-- begin Supplied material --
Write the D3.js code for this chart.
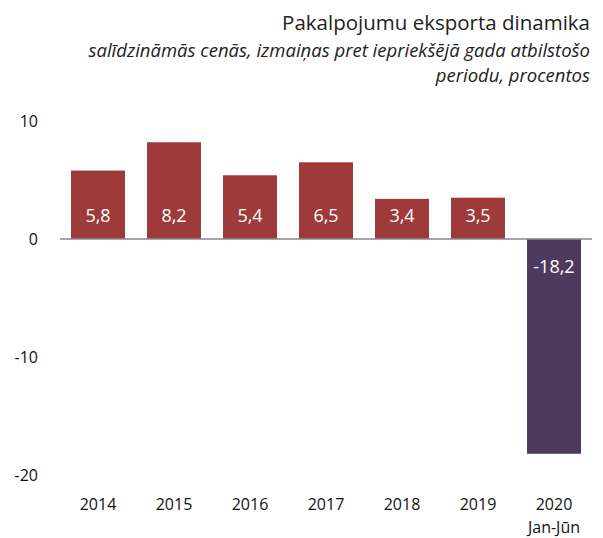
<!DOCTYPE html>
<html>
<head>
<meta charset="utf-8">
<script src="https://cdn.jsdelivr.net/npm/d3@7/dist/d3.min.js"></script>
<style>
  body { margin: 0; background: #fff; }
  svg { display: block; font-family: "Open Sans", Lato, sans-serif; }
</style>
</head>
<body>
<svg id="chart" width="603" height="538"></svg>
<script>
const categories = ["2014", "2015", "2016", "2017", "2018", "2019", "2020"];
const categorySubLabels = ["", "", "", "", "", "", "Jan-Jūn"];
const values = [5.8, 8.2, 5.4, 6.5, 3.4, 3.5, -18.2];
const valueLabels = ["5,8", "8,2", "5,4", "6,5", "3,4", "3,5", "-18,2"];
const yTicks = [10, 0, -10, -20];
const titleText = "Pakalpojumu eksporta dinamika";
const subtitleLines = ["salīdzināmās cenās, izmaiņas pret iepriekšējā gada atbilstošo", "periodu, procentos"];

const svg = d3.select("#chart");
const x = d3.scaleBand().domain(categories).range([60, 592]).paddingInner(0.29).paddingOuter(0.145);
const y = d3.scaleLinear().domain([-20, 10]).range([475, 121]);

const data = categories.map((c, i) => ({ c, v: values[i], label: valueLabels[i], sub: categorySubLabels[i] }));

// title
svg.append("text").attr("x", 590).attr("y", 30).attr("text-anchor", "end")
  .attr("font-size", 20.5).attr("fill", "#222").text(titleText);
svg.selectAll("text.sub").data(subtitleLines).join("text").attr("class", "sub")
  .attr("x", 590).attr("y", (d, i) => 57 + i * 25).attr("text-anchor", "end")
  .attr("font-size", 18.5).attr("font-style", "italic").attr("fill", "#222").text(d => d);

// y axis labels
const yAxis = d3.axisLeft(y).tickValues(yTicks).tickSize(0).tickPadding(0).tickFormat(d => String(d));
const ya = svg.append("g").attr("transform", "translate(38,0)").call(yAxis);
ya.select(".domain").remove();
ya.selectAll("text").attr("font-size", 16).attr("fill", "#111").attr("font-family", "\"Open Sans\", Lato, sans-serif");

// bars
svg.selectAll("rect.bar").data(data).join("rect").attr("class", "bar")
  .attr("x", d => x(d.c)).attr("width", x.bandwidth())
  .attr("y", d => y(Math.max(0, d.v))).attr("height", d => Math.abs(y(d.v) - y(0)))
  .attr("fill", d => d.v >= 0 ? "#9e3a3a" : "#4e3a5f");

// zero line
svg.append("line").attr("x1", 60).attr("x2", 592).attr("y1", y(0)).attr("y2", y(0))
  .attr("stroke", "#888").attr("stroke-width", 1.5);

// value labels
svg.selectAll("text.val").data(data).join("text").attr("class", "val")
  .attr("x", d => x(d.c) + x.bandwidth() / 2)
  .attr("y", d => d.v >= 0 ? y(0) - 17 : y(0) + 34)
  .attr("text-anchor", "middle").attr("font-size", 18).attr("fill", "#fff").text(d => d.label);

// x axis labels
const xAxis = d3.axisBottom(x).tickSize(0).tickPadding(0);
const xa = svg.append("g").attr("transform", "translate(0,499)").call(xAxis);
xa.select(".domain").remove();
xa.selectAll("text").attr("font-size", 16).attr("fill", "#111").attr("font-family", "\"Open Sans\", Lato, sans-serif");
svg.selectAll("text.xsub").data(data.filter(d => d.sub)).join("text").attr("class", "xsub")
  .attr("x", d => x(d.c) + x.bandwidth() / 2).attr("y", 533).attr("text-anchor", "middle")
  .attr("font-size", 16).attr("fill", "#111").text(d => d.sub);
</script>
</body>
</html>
-- end Supplied material --
◆ **Problem**
Omit the pictures, then output the rest of the listing exactly.

◆ **Full response**
Write the D3.js code for this chart.
<!DOCTYPE html>
<html>
<head>
<meta charset="utf-8">
<script src="https://cdn.jsdelivr.net/npm/d3@7/dist/d3.min.js"></script>
<style>
  body { margin: 0; background: #fff; }
  svg { display: block; font-family: "Open Sans", Lato, sans-serif; }
</style>
</head>
<body>
<svg id="chart" width="603" height="538"></svg>
<script>
const categories = ["2014", "2015", "2016", "2017", "2018", "2019", "2020"];
const categorySubLabels = ["", "", "", "", "", "", "Jan-Jūn"];
const values = [5.8, 8.2, 5.4, 6.5, 3.4, 3.5, -18.2];
const valueLabels = ["5,8", "8,2", "5,4", "6,5", "3,4", "3,5", "-18,2"];
const yTicks = [10, 0, -10, -20];
const titleText = "Pakalpojumu eksporta dinamika";
const subtitleLines = ["salīdzināmās cenās, izmaiņas pret iepriekšējā gada atbilstošo", "periodu, procentos"];

const svg = d3.select("#chart");
const x = d3.scaleBand().domain(categories).range([60, 592]).paddingInner(0.29).paddingOuter(0.145);
const y = d3.scaleLinear().domain([-20, 10]).range([475, 121]);

const data = categories.map((c, i) => ({ c, v: values[i], label: valueLabels[i], sub: categorySubLabels[i] }));

// title
svg.append("text").attr("x", 590).attr("y", 30).attr("text-anchor", "end")
  .attr("font-size", 20.5).attr("fill", "#222").text(titleText);
svg.selectAll("text.sub").data(subtitleLines).join("text").attr("class", "sub")
  .attr("x", 590).attr("y", (d, i) => 57 + i * 25).attr("text-anchor", "end")
  .attr("font-size", 18.5).attr("font-style", "italic").attr("fill", "#222").text(d => d);

// y axis labels
const yAxis = d3.axisLeft(y).tickValues(yTicks).tickSize(0).tickPadding(0).tickFormat(d => String(d));
const ya = svg.append("g").attr("transform", "translate(38,0)").call(yAxis);
ya.select(".domain").remove();
ya.selectAll("text").attr("font-size", 16).attr("fill", "#111").attr("font-family", "\"Open Sans\", Lato, sans-serif");

// bars
svg.selectAll("rect.bar").data(data).join("rect").attr("class", "bar")
  .attr("x", d => x(d.c)).attr("width", x.bandwidth())
  .attr("y", d => y(Math.max(0, d.v))).attr("height", d => Math.abs(y(d.v) - y(0)))
  .attr("fill", d => d.v >= 0 ? "#9e3a3a" : "#4e3a5f");

// zero line
svg.append("line").attr("x1", 60).attr("x2", 592).attr("y1", y(0)).attr("y2", y(0))
  .attr("stroke", "#888").attr("stroke-width", 1.5);

// value labels
svg.selectAll("text.val").data(data).join("text").attr("class", "val")
  .attr("x", d => x(d.c) + x.bandwidth() / 2)
  .attr("y", d => d.v >= 0 ? y(0) - 17 : y(0) + 34)
  .attr("text-anchor", "middle").attr("font-size", 18).attr("fill", "#fff").text(d => d.label);

// x axis labels
const xAxis = d3.axisBottom(x).tickSize(0).tickPadding(0);
const xa = svg.append("g").attr("transform", "translate(0,499)").call(xAxis);
xa.select(".domain").remove();
xa.selectAll("text").attr("font-size", 16).attr("fill", "#111").attr("font-family", "\"Open Sans\", Lato, sans-serif");
svg.selectAll("text.xsub").data(data.filter(d => d.sub)).join("text").attr("class", "xsub")
  .attr("x", d => x(d.c) + x.bandwidth() / 2).attr("y", 533).attr("text-anchor", "middle")
  .attr("font-size", 16).attr("fill", "#111").text(d => d.sub);
</script>
</body>
</html>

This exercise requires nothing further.